Embora ainda lidere o PLM-N (Partido da Liga Muçulmana-Nawaz) e seja seu principal cabo eleitoral, não preencherá o vácuo de poder deixado por Benazir, com quem ensaiara uma frágil Aliança pela Restauração da Democracia. O flerte de Sharif com o radicalismo islâmico no início da década de 1990 o torna pouco palatável aos eleitores do laico PPP. Ele disse ontem que voltará a defender o boicote às eleições. Sharif desistira do plano "para não abrir espaço para concorrentes", após o anúncio de que Benazir seria candidata.

Quem matou?
O atentado de ontem levanta suspeitas sobre a atuação da ISI, a poderosa agência central de inteligência do Paquistão que monitora também a política interna. Há dois meses, após escapar ilesa dos ataques que mataram 140 pessoas que celebravam seu retorno, Benazir culpou "dignitários do ex-ditador Mohammed Zia" (1977-88) infiltrados na ISI pelas explosões. O ditador, que promoveu a islamização da ISI, derrubou em 1977 o então premiê Zulfikar Ali Bhutto, o pai de Benazir e fundador do PPP.
Ainda envolvida nas negociações do jamais concluído acordo com Musharraf, Benazir evitou responsabilizar diretamente o governo.
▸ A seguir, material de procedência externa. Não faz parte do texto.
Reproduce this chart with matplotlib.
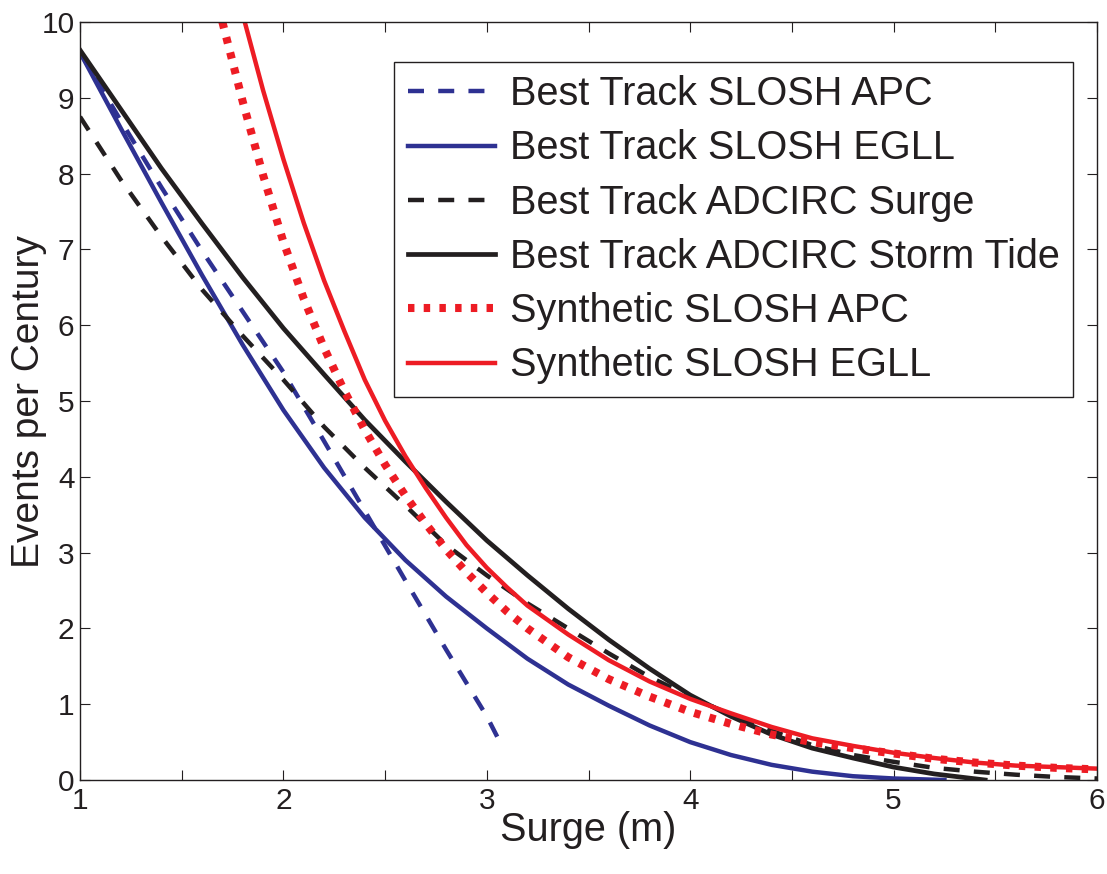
import numpy as np
import matplotlib
matplotlib.use('Agg')
import matplotlib.pyplot as plt

# values (surge in m, events per century)
bt_slosh_apc_x = [1.0, 1.2, 1.4, 1.6, 1.8, 2.0, 2.2, 2.4, 2.6, 2.8, 3.0, 3.08]
bt_slosh_apc_y = [9.6, 8.7, 7.82, 6.98, 6.18, 5.38, 4.47, 3.55, 2.63, 1.72, 0.84, 0.42]

bt_slosh_egll_x = [1.0, 1.2, 1.4, 1.6, 1.8, 2.0, 2.2, 2.4, 2.6, 2.8, 3.0,
                   3.2, 3.4, 3.6, 3.8, 4.0, 4.2, 4.4, 4.6, 4.8, 5.0, 5.25]
bt_slosh_egll_y = [9.6, 8.6, 7.62, 6.66, 5.74, 4.88, 4.12, 3.46, 2.9, 2.42, 2.0,
                   1.6, 1.26, 0.98, 0.72, 0.5, 0.33, 0.2, 0.11, 0.05, 0.02, 0.0]

bt_adcirc_surge_x = [1.0, 1.2, 1.4, 1.6, 1.8, 2.0, 2.2, 2.4, 2.6, 2.8, 3.0, 3.2, 3.4,
                     3.6, 3.8, 4.0, 4.2, 4.4, 4.6, 4.8, 5.0, 5.2, 5.4, 5.6, 5.8, 6.0]
bt_adcirc_surge_y = [8.75, 7.92, 7.17, 6.47, 5.86, 5.28, 4.66, 4.12, 3.62, 3.1, 2.7, 2.33, 2.0,
                     1.67, 1.36, 1.1, 0.86, 0.65, 0.46, 0.33, 0.24, 0.16, 0.11, 0.07, 0.04, 0.02]

bt_adcirc_tide_x = [1.0, 1.2, 1.4, 1.6, 1.8, 2.0, 2.2, 2.4, 2.6, 2.8, 3.0, 3.2,
                    3.4, 3.6, 3.8, 4.0, 4.2, 4.4, 4.6, 4.8, 5.0, 5.2, 5.45]
bt_adcirc_tide_y = [9.63, 8.85, 8.07, 7.34, 6.63, 5.96, 5.35, 4.75, 4.2, 3.67, 3.16, 2.7,
                    2.26, 1.85, 1.47, 1.12, 0.84, 0.6, 0.42, 0.29, 0.17, 0.08, 0.0]

syn_slosh_apc_x = [1.7, 1.8, 1.9, 2.0, 2.1, 2.2, 2.3, 2.4, 2.5, 2.6, 2.7, 2.8, 2.9, 3.0, 3.1,
                   3.2, 3.4, 3.6, 3.8, 4.0, 4.2, 4.4, 4.6, 4.8, 5.0, 5.2, 5.4, 5.6, 5.8, 6.0]
syn_slosh_apc_y = [10.0, 8.95, 7.98, 7.1, 6.35, 5.7, 5.13, 4.62, 4.16, 3.75, 3.38, 3.04, 2.74, 2.47, 2.22,
                   2.0, 1.62, 1.33, 1.1, 0.9, 0.74, 0.6, 0.5, 0.42, 0.35, 0.28, 0.23, 0.19, 0.16, 0.14]

syn_slosh_egll_x = [1.81, 1.9, 2.0, 2.1, 2.2, 2.3, 2.4, 2.5, 2.6, 2.7, 2.8, 2.9, 3.0, 3.1,
                    3.2, 3.4, 3.6, 3.8, 4.0, 4.2, 4.4, 4.6, 4.8, 5.0, 5.2, 5.4, 5.6, 5.8, 6.0]
syn_slosh_egll_y = [10.0, 9.1, 8.19, 7.35, 6.59, 5.92, 5.28, 4.74, 4.27, 3.85, 3.46, 3.1, 2.8, 2.54,
                    2.3, 1.92, 1.58, 1.3, 1.07, 0.88, 0.7, 0.55, 0.45, 0.36, 0.29, 0.23, 0.19, 0.17, 0.15]

blue = '#2E3192'
red = '#ED1C24'
black = '#231F20'

plt.rcParams['font.family'] = ['Liberation Sans', 'DejaVu Sans']

fig = plt.figure(figsize=(11.07, 8.74), dpi=100)
ax = fig.add_axes([80 / 1107, 1 - 780 / 874, 1017 / 1107, 758 / 874])

ax.plot(bt_slosh_apc_x, bt_slosh_apc_y, color=blue, lw=3.2, dashes=(3.6, 3.2),
        dash_capstyle='butt', label='Best Track SLOSH APC')
ax.plot(bt_slosh_egll_x, bt_slosh_egll_y, color=blue, lw=3.2,
        label='Best Track SLOSH EGLL')
ax.plot(bt_adcirc_surge_x, bt_adcirc_surge_y, color=black, lw=3.2, dashes=(3.6, 3.2),
        dash_capstyle='butt', label='Best Track ADCIRC Surge')
ax.plot(bt_adcirc_tide_x, bt_adcirc_tide_y, color=black, lw=3.4,
        label='Best Track ADCIRC Storm Tide')
ax.plot(syn_slosh_apc_x, syn_slosh_apc_y, color=red, lw=5.8, dashes=(0.8, 1.15),
        dash_capstyle='butt', label='Synthetic SLOSH APC')
ax.plot(syn_slosh_egll_x, syn_slosh_egll_y, color=red, lw=3.2,
        label='Synthetic SLOSH EGLL')

ax.set_xlim(1, 6)
ax.set_ylim(0, 10)
ax.set_xticks(range(1, 7))
ax.set_xticks(np.arange(1.5, 6, 1.0), minor=True)
ax.set_yticks(range(0, 11))
ax.tick_params(which='both', direction='in', top=True, right=True,
               length=7.2, width=0.8, labelsize=21.5, color=black, labelcolor=black)
ax.tick_params(axis='x', pad=5)
ax.tick_params(axis='y', pad=4)
for s in ax.spines.values():
    s.set_linewidth(1.0)
    s.set_color(black)

ax.set_xlabel('Surge (m)', fontsize=28.5, color=black)
ax.set_ylabel('Events per Century', fontsize=28, color=black)
ax.xaxis.set_label_coords(0.5, -0.041)
ax.yaxis.set_label_coords(-0.032, 0.5)

leg = ax.legend(loc='upper right', bbox_to_anchor=(0.976, 0.947), borderaxespad=0,
                fontsize=28.5, frameon=True, fancybox=False, framealpha=1,
                edgecolor=black, handlelength=2.2, handletextpad=0.38,
                labelspacing=0.41, borderpad=0.33)
leg.get_frame().set_linewidth(1.0)
for t in leg.get_texts():
    t.set_color(black)

fig.savefig('out.png', dpi=100)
E, mais tarde, amenizou de "certezas" para "suspeitas" sua desconfiança sobre a atuação da ISI.
O professor Rais diz que o enigma que assola o Paquistão não é policial, mas político. "É impossível descobrir com certeza que grupo arquitetou o atentado. A grande questão é saber quem o PPP responsabilizará pela morte de Benazir."
Rehman Malik, assessor de segurança de Benazir, questionou a proteção oferecida pelo governo. Endossada por Sharif, a tese de responsabilidade do regime -por ação ou omissão- ganha força, pouco importando se figuras-chave do governo também são alvo de atentados e o próprio Musharraf sobreviveu a pelo menos dois deles.
"É um tempo triste, de muitas incertezas", lamenta Umayr Hassan, 24, convertido ao ativismo democrático após o "golpe da reeleição" de Musharraf.